Google’s AI Mode was definitely fast. It gave me a full day-by-day plan in the first result itself. The results from both AI Mode and Perplexity curiously felt too similar, as if they were learning from the same source material. But the presentation is where the gap was actually glaring.
AI Mode gave me a long, exhausting block of text broken up only by bullet points with their own blocks of text. So many words force you to skim the information that is already a summary of even more text, defeating the very purpose of intelligence, artificial or otherwise.
Perplexity needed one follow-up for a detailed plan, but the answer was so much better — clean tables, well-spread-out text, and a table with itemized and total estimated expenses. I mostly use Perplexity for work on my desktop, and the big-screen experience was even better. Each suggested hotel had a photo for reference, a map view of its location, and some quick pros and cons of the place (pictured below). That kind of little touch goes a long way. Meanwhile, the world’s biggest search engine struggled to even include images in its AI results despite explicitly asking for them.
AI Mode = Awkward Implementation Mode
I’ve already mentioned how text-heavy AI Mode feels, especially on a phone screen. The layout needs more love from Google’s designers because right now, it looks dense and, honestly, even a bit off-putting.

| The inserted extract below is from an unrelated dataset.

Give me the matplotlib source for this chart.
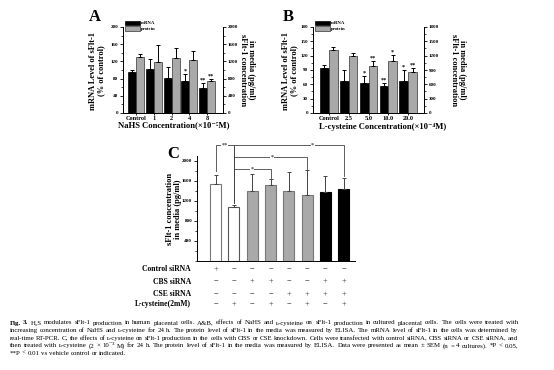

Joe Maring / Android Authority
Beyond the visuals, the actual workflow is a tad clunky too. You have to go to the AI Mode section from the Google Search page or app, and only then can you start typing your query. You can’t start talking to AI Mode straightaway like Perplexity lets you. Add to that, the presence of AI Overviews and AI Mode on the Search results page, both trying to serve the same purpose: adding to the clutter.
There’s a clear difference between a product built for AI from the ground up, and one where AI was just an add-on.

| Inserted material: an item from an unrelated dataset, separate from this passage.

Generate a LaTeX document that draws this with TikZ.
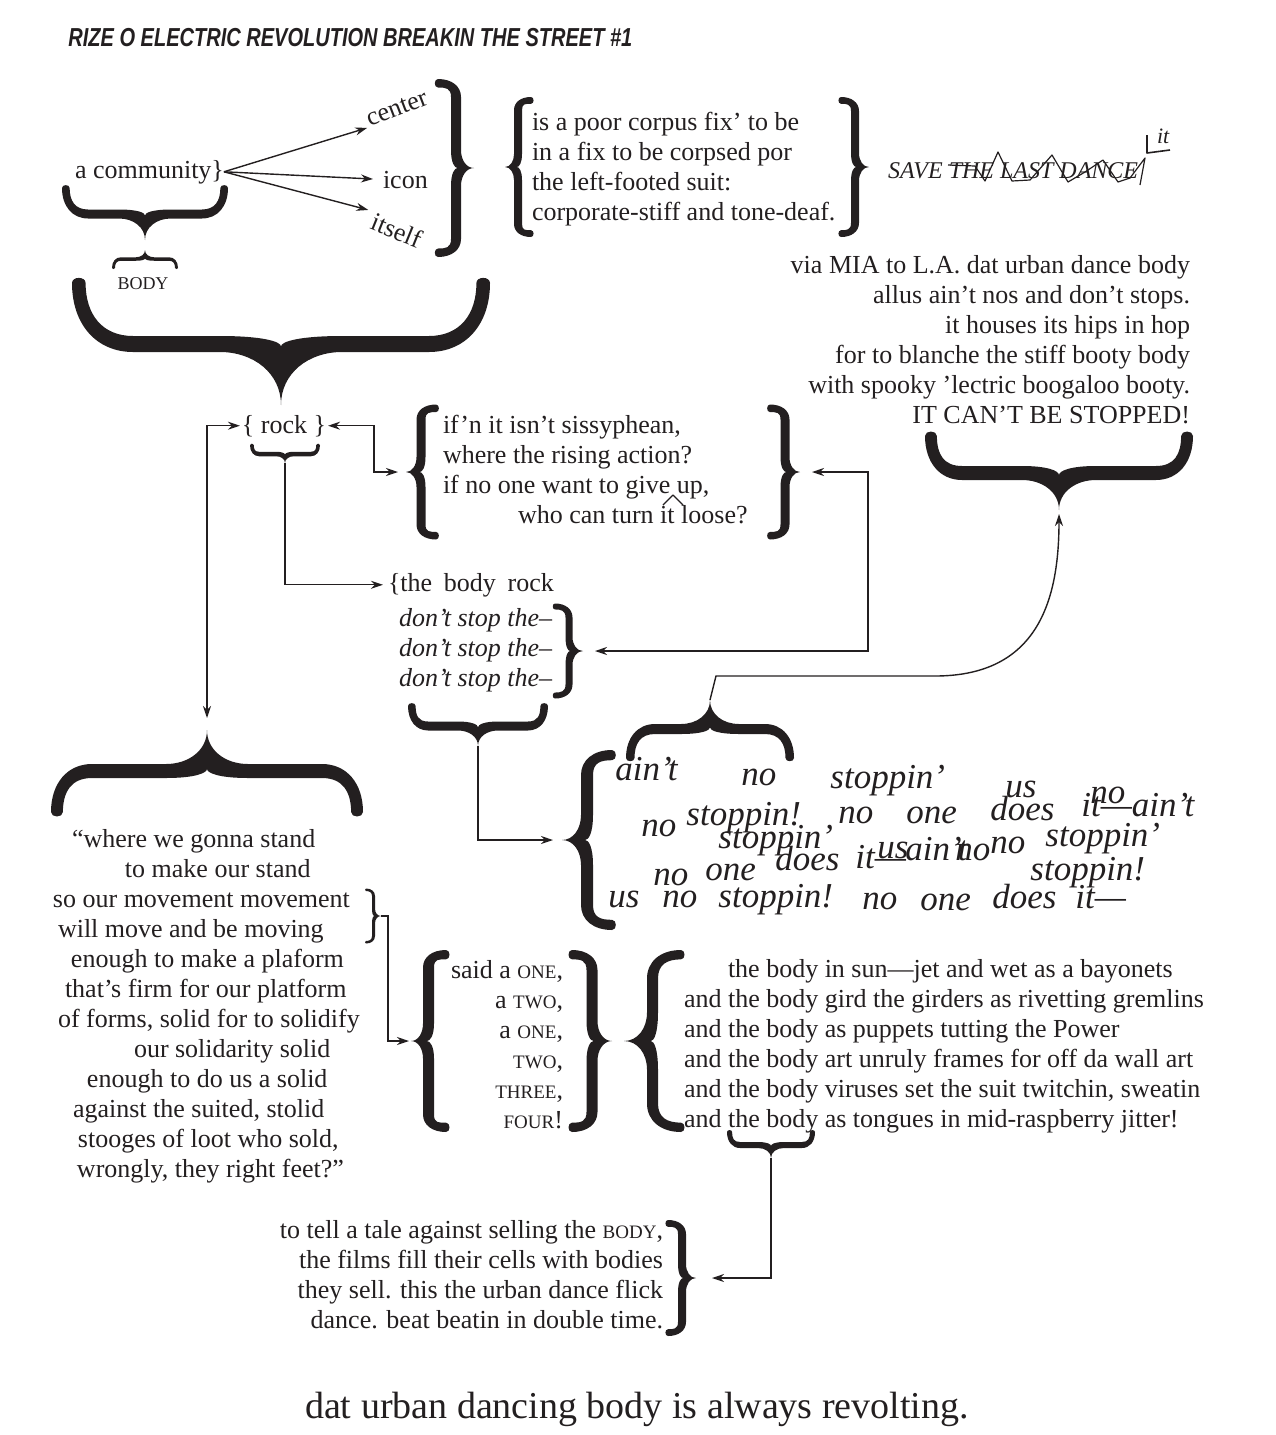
\documentclass[tikz,border=0pt]{standalone}
\usepackage{fontspec}
\setmainfont{Liberation Serif}
\newfontfamily\titlefont[FakeStretch=0.77]{Liberation Sans}
\usetikzlibrary{arrows.meta}
\definecolor{ink}{HTML}{231F20}
\newcommand\sca[1]{{\fontsize{9.5}{15}\selectfont #1}}
% heavy brace: name of tip, centre of open side, angle, length, depth, stem
\newcommand\heavybrace[6]{%
  \begin{scope}[shift={#2}, rotate=#3, x=0.5pt, y=0.5pt]
    \pgfmathsetmacro\brA{#4/2}%
    \pgfmathsetmacro\brD{#5}%
    \pgfmathsetmacro\brH{#5/2}%
    \pgfmathsetmacro\brT{#6/2}%
    \pgfmathsetmacro\brR{min(#5*0.5,#4*0.2)}%
    \pgfmathsetmacro\brE{#6*0.85}%
    \fill[ink] (-\brA,0)
      .. controls (-\brA,{-0.6*(\brH+\brT)}) and ({-\brA+0.4*\brR},{-\brH-\brT}) .. ({-\brA+\brR},{-\brH-\brT})
      -- ({-\brR},{-\brH-\brT})
      .. controls ({-0.45*\brR},{-\brH-\brT}) and (0,{-\brH-\brT-0.4*(\brH-\brT)}) .. (0,-\brD)
      .. controls (0,{-\brH-\brT-0.4*(\brH-\brT)}) and ({0.45*\brR},{-\brH-\brT}) .. ({\brR},{-\brH-\brT})
      -- ({\brA-\brR},{-\brH-\brT})
      .. controls ({\brA-0.4*\brR},{-\brH-\brT}) and (\brA,{-0.6*(\brH+\brT)}) .. (\brA,0)
      .. controls (\brA,{0.5*\brE}) and ({\brA-\brE},{0.5*\brE}) .. ({\brA-\brE},0)
      .. controls ({\brA-\brE},{-0.6*(\brH-\brT)}) and ({\brA-0.5*\brR},{-\brH+\brT}) .. ({\brA-\brR},{-\brH+\brT})
      -- ({\brR},{-\brH+\brT})
      .. controls ({0.3*\brR},{-\brH+\brT}) and (0,{-\brH+0.3*\brT}) .. (0,{-\brH-0.3*\brT})
      .. controls (0,{-\brH+0.3*\brT}) and ({-0.3*\brR},{-\brH+\brT}) .. ({-\brR},{-\brH+\brT})
      -- ({-\brA+\brR},{-\brH+\brT})
      .. controls ({-\brA+0.5*\brR},{-\brH+\brT}) and ({-\brA+\brE},{-0.6*(\brH-\brT)}) .. ({-\brA+\brE},0)
      .. controls ({-\brA+\brE},{0.5*\brE}) and (-\brA,{0.5*\brE}) .. (-\brA,0) -- cycle;
    \coordinate (#1) at (0,-\brD);
  \end{scope}}
\tikzset{
  verse/.style={inner sep=0pt, outer sep=0pt, align=left, text=ink, font=\fontsize{13}{15}\selectfont},
  verseright/.style={verse, align=right},
  jumble/.style={inner sep=0pt, anchor=base west, text=ink, font=\fontsize{17.5}{20}\selectfont\itshape},
  link/.style={draw=ink, line width=0.7pt},
  scribble/.style={draw=ink, line width=0.6pt, line join=round}
}
\begin{document}
\begin{tikzpicture}[x=0.5pt, y=-0.5pt, >={Stealth[length=6pt,width=4pt]}]
\useasboundingbox (0,0) rectangle (1275,1435);

\node[anchor=base west, inner sep=0pt, text=ink, font=\titlefont\bfseries\itshape\fontsize{13}{15}\selectfont] (title) at (68,46) {RIZE O ELECTRIC REVOLUTION BREAKIN THE STREET \#1};

% a community fan
\node[verse, anchor=base west] (comm) at (75,178) {a community\}};
\node[verse, anchor=south west, rotate=21] (center) at (370,127) {center};
\node[verse, anchor=base west] (icon) at (383,188) {icon};
\node[verse, anchor=north west, rotate=-22] (itself) at (376,212) {itself};
\draw[link,->,shorten >=1.5pt] (comm.east) -- (center.south west);
\draw[link,->,shorten >=5pt] (comm.east) -- (icon.west);
\draw[link,->,shorten >=4pt] (comm.east) -- (itself.north west);

\heavybrace{commtip}{(145,188)}{0}{166}{52}{9}
\heavybrace{bodytip}{(145,268)}{180}{66}{18}{3.5}
\node[inner sep=0pt, anchor=base, text=ink, font=\fontsize{9}{11}\selectfont] (body) at (143,289) {BODY};
\heavybrace{bigtip}{(281,283)}{0}{418}{122}{16}
\heavybrace{fantip}{(438,168)}{90}{178}{36}{10}

% corpus
\heavybrace{corpL}{(531,167)}{-90}{140}{26}{8}
\node[verse, anchor=north west] (corpus) at (532,112) {is a poor corpus fix' to be\\in a fix to be corpsed por\\the left-footed suit:\\corporate-stiff and tone-deaf.};
\heavybrace{corpR}{(841,167)}{90}{140}{28}{8}
\node[verse, anchor=base west, font=\fontsize{12}{14}\selectfont\itshape] (save) at (888,178) {SAVE THE LAST DANCE};
\draw[scribble] (948,165) -- (975,166) -- (985,181) -- (998,152) -- (1012,181) -- (1030,180) -- (1052,155) -- (1068,182) -- (1085,172) -- (1103,160) -- (1118,182) -- (1130,178) -- (1145,158) -- (1140,185);
\draw[scribble, line width=0.8pt] (1147,135) -- (1147,153) -- (1170,150);
\node[verse, anchor=base west, font=\fontsize{11}{13}\selectfont\itshape] (it) at (1157,143) {it};

% via MIA
\node[verseright, anchor=north east] (mia) at (1190,255) {via MIA to L.A. dat urban dance body\\allus ain't nos and don't stops.\\it houses its hips in hop\\for to blanche the stiff booty body\\with spooky 'lectric boogaloo booty.\\IT CAN'T BE STOPPED!};
\heavybrace{miatip}{(1059,436)}{0}{268}{74}{14}

% rock
\node[verse, anchor=base] (rock) at (284,433) {\{ rock \}};
\heavybrace{rocktip}{(285,445)}{0}{70}{18}{4.5}
\heavybrace{ifL}{(436,472)}{-90}{135}{30}{9}
\node[verse, anchor=north west] (ifn) at (443,415) {if'n it isn't sissyphean,\\where the rising action?\\if no one want to give up,\\\hspace*{37.5pt}who can turn it loose?};
\draw[scribble] (663,505) -- (673,495) -- (683,505);
\heavybrace{ifR}{(770,472)}{90}{135}{30}{9}

\node[verse, anchor=base west] (bodyrock) at (388,591) {\{the\hspace{0.45em}body\hspace{0.45em}rock};
\node[verse, anchor=north west, font=\fontsize{13}{15}\selectfont\itshape] (stop) at (399,608) {don't stop the--\\don't stop the--\\don't stop the--};
\heavybrace{stoptip}{(555,651)}{90}{95}{28}{7}
\heavybrace{stopbtip}{(478,706)}{0}{140}{40}{9}

% ain't no stoppin'
\heavybrace{aintip}{(710,758)}{180}{168}{58}{10}
\heavybrace{jumtip}{(612,840)}{-90}{180}{50}{12}
\foreach \x/\y/\w [count=\k] in {615/780/ain't, 741/785/no, 830/788/stoppin', 1005/797/us, 1090/803/no,
  641/836/no, 686/825/stoppin!, 838/823/no, 906/823/one, 990/820/does, 1081/816/it---ain't,
  718/848/stoppin', 877/858/us, 905/860/ain't, 955/860/no, 990/853/no, 1045/846/stoppin',
  653/885/no, 705/880/one, 775/870/does, 855/868/it---, 1030/880/stoppin!,
  608/907/us, 662/907/no, 718/907/stoppin!, 862/909/no, 920/910/one, 992/908/does, 1075/908/it---}
  \node[jumble] (jw\k) at (\x,\y) {\w};

% quote
\heavybrace{quotetip}{(207,812)}{180}{312}{82}{14}
\node[verse, anchor=north west] (quote) at (53,829) {\hspace*{9.5pt}``where we gonna stand\\
\hspace*{36pt}to make our stand\\
so our movement movement\\
\hspace*{2.5pt}will move and be moving\\
\hspace*{9pt}enough to make a plaform\\
\hspace*{6pt}that's firm for our platform\\
\hspace*{2.5pt}of forms, solid for to solidify\\
\hspace*{40.5pt}our solidarity solid\\
\hspace*{17pt}enough to do us a solid\\
\hspace*{10pt}against the suited, stolid\\
\hspace*{12.5pt}stooges of loot who sold,\\
\hspace*{12pt}wrongly, they right feet?''};
\heavybrace{movtip}{(366,916)}{90}{55}{15}{3}

% one two
\heavybrace{oneL}{(446,1041)}{-90}{182}{35}{11}
\node[verseright, anchor=north east] (count) at (563,960) {said a \sca{ONE},\\a \sca{TWO},\\a \sca{ONE},\\\sca{TWO},\\\sca{THREE},\\\sca{FOUR}!};
\heavybrace{oneR}{(572,1041)}{90}{182}{40}{11}
\heavybrace{bodyL}{(681,1041)}{-90}{182}{57}{11}
\node[verse, anchor=north west] (bodies) at (684,959) {\hspace*{22pt}the body in sun---jet and wet as a bayonets\\and the body gird the girders as rivetting gremlins\\and the body as puppets tutting the Power\\and the body art unruly frames for off da wall art\\and the body viruses set the suit twitchin, sweatin\\and the body as tongues in mid-raspberry jitter!};
\heavybrace{astip}{(771,1132)}{0}{88}{26}{6}

\node[verseright, anchor=north east] (tell) at (663,1220) {to tell a tale against selling the \sca{BODY},\\the films fill their cells with bodies\\they sell. this the urban dance flick\\dance. beat beatin in double time.};
\heavybrace{telltip}{(668,1278)}{90}{116}{28}{8}

\node[inner sep=0pt, anchor=base, text=ink, font=\fontsize{19}{22}\selectfont] (last) at (637,1418) {dat urban dancing body is always revolting.};

% connectors
\draw[link,<->,shorten <=1pt,shorten >=6pt] (rock.west) -| (quotetip);
\draw[link,<->,shorten <=1pt,shorten >=4pt] (rock.east) -- ++(48,0) |- (ifL);
\draw[link,->,shorten >=2.5pt] (rocktip) |- (bodyrock.west);
\draw[link,<->,shorten <=6pt,shorten >=6pt] (ifR) -- ++(68,0) |- (stoptip);
\draw[link,->,shorten >=4.5pt] (stopbtip) |- (jumtip);
\draw[link,->,shorten >=2pt] (aintip) -- ++(6,-24) -- ++(219,0) .. controls +(103,0) and +(0,90) .. (miatip);
\draw[link,->,shorten >=1pt] (movtip) -- ++(7,0) |- (oneL);
\draw[link,->,shorten >=8pt] (astip) |- (telltip);
\end{tikzpicture}
\end{document}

And don’t get me started on chat history’s location — it’s again a multi-step process because you have to enter AI Mode first. AI Mode doesn’t give you an easy way to revisit past threads, which is kind of the whole point of AI search tools that work around follow-ups and context, which would get lost if you can’t continue in the same thread.
Why my muscle memory still prefers Perplexity
Ryan Haines / Android Authority
There’s a clear difference between a product built for AI from the ground up, and one where AI was just an add-on.
Perplexity feels more intentional and logically sound. The results are better laid out, the interactions are more fruitful, and it doesn’t seem to have a hidden motive, like getting you to click the “Buy Now” button. It’s not perfect, but it feels mature, like an old wine.
Google’s AI Mode is a little rough around the edges, but given it’s still a new feature, I can already see where it could reach with some polish. Knowing Google and the pace at which it’s iterating with its Gemini models and cross-app AI integrations, I wouldn’t be surprised if I came back in a few months and switched over completely.